Bangladesh Army patrols streets as strict COVID-19 lockdown begins
Members of Border Guard Bangladesh (BGB) check commuters at a checkpoint during a countrywide lockdown in Dhaka, Bangladesh, July 1, 2021. (Reuters Photo)


As Bangladesh entered a strict COVID-19 lockdown Thursday, the army and police were ordered to patrol the streets, stopping people who fled their homes for purposes other than those allowed by authorities, such as emergencies or to buy essentials.

The government has said the South Asian nation of 168 million people is seeing an "alarming and dangerous" rise in cases, blamed largely on the highly infectious delta variant. Hospitals are struggling, particularly in areas bordering India where the strain was first detected. Some rural towns have recorded infection rates of 70%.

On the first day of the weeklong shutdown, Dhaka's normally bustling streets were deserted as soldiers in military fatigues carried out patrols and set up checkpoints. Dhaka's police chief told reporters that anyone leaving home without a good reason would be fined and may face arrest.

"If we need to file 5,000 cases and arrests a day, we will," Shafiqul Islam said.

The shutdown announcement last week sparked an exodus of migrant workers from Dhaka, with thousands cramming onto dangerously packed ferries in the delta nation.

"We are hopeful these tough measures will work. We have to contain the virus at any cost," health department spokesperson Robed Amin told Agence France-Presse (AFP). But Sagar, an 18-year-old street food seller in Dhaka, was angry.

"The government is imposing the lockdown only to kill the poor. There will be no work for us, no help from anyone," he told AFP.

All offices and shops were shut with only local food markets allowed to open for a few hours a day. Excluded are garment factories supplying Western giants such as H&M and Walmart. The sector forms a key pillar of the Bangladeshi economy.

Stock markets and commercial banks can also operate for a few hours a day. Touhidul Islam Chowdhury, who owns a small loan recovery firm, said the shutdown should be "enforced harshly". "A lot of people are dying and getting infected," he told AFP. "The army should have deployed much earlier."

Bangladesh has reported nearly 900,000 infections and just over 14,500 virus deaths, but experts say the actual toll could be much higher due to underreporting.
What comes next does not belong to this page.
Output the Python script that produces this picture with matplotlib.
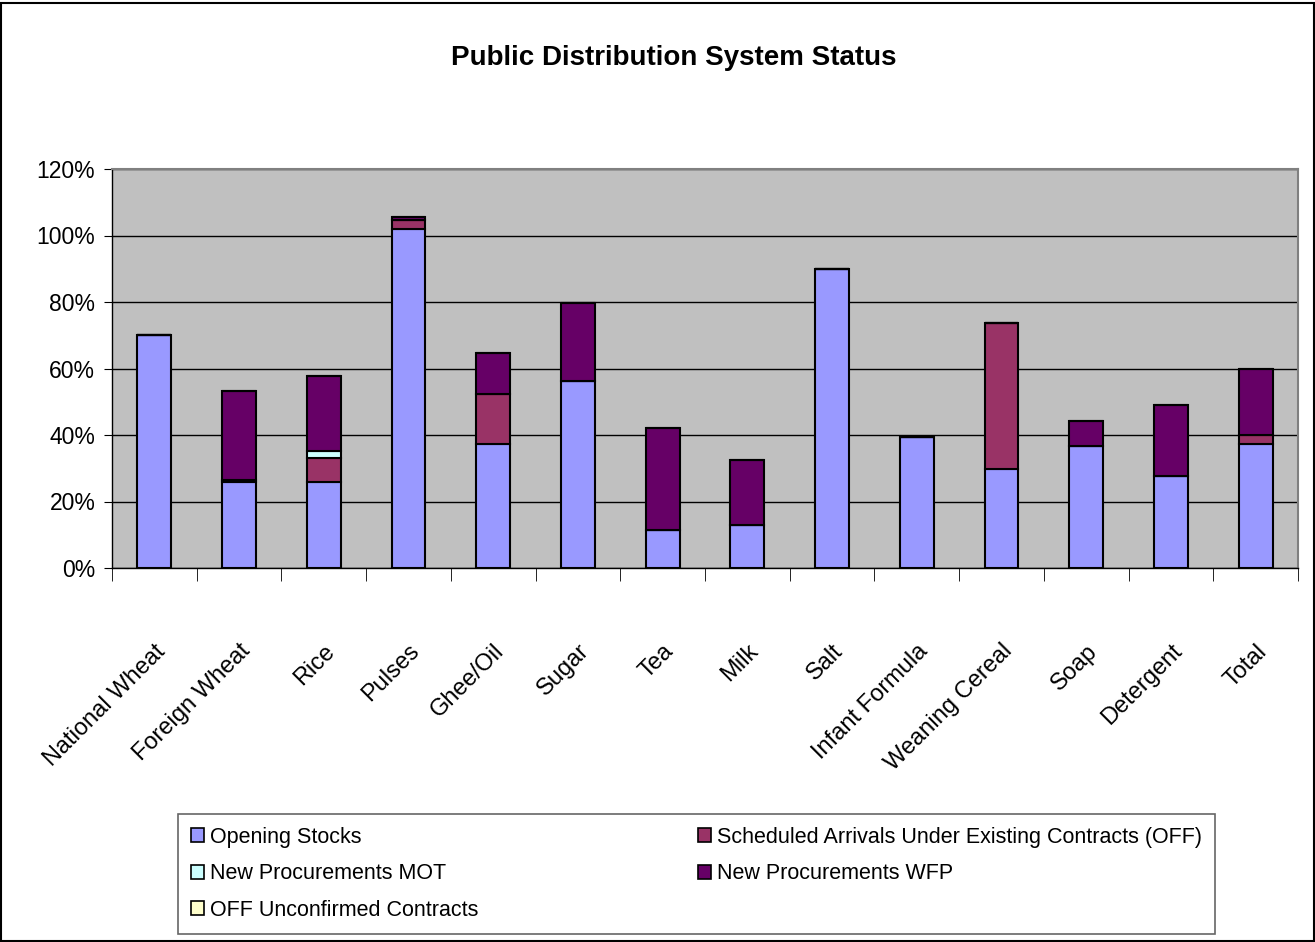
import matplotlib
matplotlib.use("Agg")
import matplotlib.pyplot as plt
import numpy as np
from matplotlib.patches import Patch, Rectangle
from matplotlib.ticker import FixedLocator, FuncFormatter

plt.rcParams["font.family"] = ["Liberation Sans", "DejaVu Sans"]

categories = ["National Wheat", "Foreign Wheat", "Rice", "Pulses", "Ghee/Oil", "Sugar",
              "Tea", "Milk", "Salt", "Infant Formula", "Weaning Cereal", "Soap",
              "Detergent", "Total"]

# values in percent
opening_stocks = [70.0, 25.8, 25.8, 102.0, 37.3, 56.3, 11.4, 12.8, 89.8, 39.4, 29.8, 36.7, 27.6, 37.4]
scheduled_off = [0.0, 0.6, 7.2, 2.7, 15.0, 0.0, 0.0, 0.0, 0.0, 0.0, 43.8, 0.0, 0.0, 2.6]
new_mot = [0.0, 0.0, 2.2, 0.0, 0.0, 0.0, 0.0, 0.0, 0.0, 0.0, 0.0, 0.0, 0.0, 0.0]
new_wfp = [0.0, 26.7, 22.6, 1.0, 12.4, 23.3, 30.8, 19.8, 0.0, 0.0, 0.0, 7.4, 21.3, 19.9]
off_unconfirmed = [0.0] * 14

series = [
    ("Opening Stocks", opening_stocks, "#9999FF"),
    ("Scheduled Arrivals Under Existing Contracts (OFF)", scheduled_off, "#993366"),
    ("New Procurements MOT", new_mot, "#CCFFFF"),
    ("New Procurements WFP", new_wfp, "#660066"),
    ("OFF Unconfirmed Contracts", off_unconfirmed, "#FFFFCC"),
]

fig = plt.figure(figsize=(13.15, 9.42), dpi=100)
ax = fig.add_axes([112 / 1315, 1 - 568 / 942, (1298 - 112) / 1315, (568 - 169) / 942])
ax.set_facecolor("#C0C0C0")

x = np.arange(len(categories))
bottom = np.zeros(len(categories))
handles = {}
for name, vals, color in series:
    vals = np.array(vals)
    ax.bar(x, vals, 0.4, bottom=bottom, color=color, edgecolor="black", linewidth=1.5, zorder=3)
    bottom += vals
    handles[name] = Patch(facecolor=color, edgecolor="black", linewidth=1.2)

ax.set_ylim(0, 120)
ax.set_xlim(-0.5, len(categories) - 0.5)
ax.set_yticks(np.arange(0, 121, 20))
ax.yaxis.set_major_formatter(FuncFormatter(lambda v, p: f"{v:.0f}%"))
ax.yaxis.grid(True, color="black", linewidth=1)
ax.set_axisbelow(True)
ax.tick_params(axis="y", labelsize=16.5, length=6, direction="out", pad=6)

ax.set_xticks(x)
ax.set_xticklabels(categories, rotation=45, ha="right", rotation_mode="anchor", fontsize=17)
ax.tick_params(axis="x", which="major", length=0, pad=52)
ax.xaxis.set_minor_locator(FixedLocator(np.arange(-0.5, len(categories), 1.0)))
ax.tick_params(axis="x", which="minor", length=9, direction="out")

for s in ["top", "right"]:
    ax.spines[s].set_color("#808080")
    ax.spines[s].set_linewidth(1.5)
for s in ["left", "bottom"]:
    ax.spines[s].set_color("black")
    ax.spines[s].set_linewidth(1)

fig.text(674 / 1315, 1 - 58 / 942, "Public Distribution System Status", ha="center", va="center",
         fontsize=20, fontweight="bold")

order = ["Opening Stocks", "New Procurements MOT", "OFF Unconfirmed Contracts",
         "Scheduled Arrivals Under Existing Contracts (OFF)", "New Procurements WFP"]
leg = fig.legend([handles[n] for n in order], order, ncol=2, mode="expand",
                 loc="upper left",
                 bbox_to_anchor=(178 / 1315, 1 - 938 / 942, (1215 - 178) / 1315, (938 - 814) / 942),
                 fontsize=15.5, frameon=True, fancybox=False, handlelength=0.6, handleheight=0.6,
                 handletextpad=0.3, labelspacing=0.72, borderpad=0.6, borderaxespad=0)
leg.get_frame().set_edgecolor("#404040")
leg.get_frame().set_linewidth(1.2)

fig.patches.append(Rectangle((0.001, 0.001), 0.998, 0.996, transform=fig.transFigure,
                             fill=False, edgecolor="black", linewidth=1.5))

fig.savefig("out.png", dpi=100)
More than two-thirds of new cases in Dhaka are of the delta variant, according to a recent study by the Dhaka-based International Centre for Diarrhoeal Disease Research.

Unlike two previous two waves, the rural heartland where more than 60% of the population live has been hit, with reports saying local graveyards are overwhelmed. In Satkhira district in the southwest, authorities are probing media reports that seven coronavirus patients died after a hospital ran out of oxygen, local official Humayun Kabir told AFP. Health authorities have said meanwhile they will resume the country's inoculation drive from Thursday.

Television footage showed hundreds of people crowding a top hospital in Dhaka for the vaccine. The first phase ground to a halt after India stopped exporting AstraZeneca vaccines earlier this year to focus on its own needs. Bangladesh is expected to receive this weekend the first shipment of 2.5 million Moderna vaccines promised by the United States.

A Chinese Embassy official has said Beijing is also sending about 2 million Sinopharm vaccine doses that Dhaka bought, adding to the 1.1 million shots already donated by China.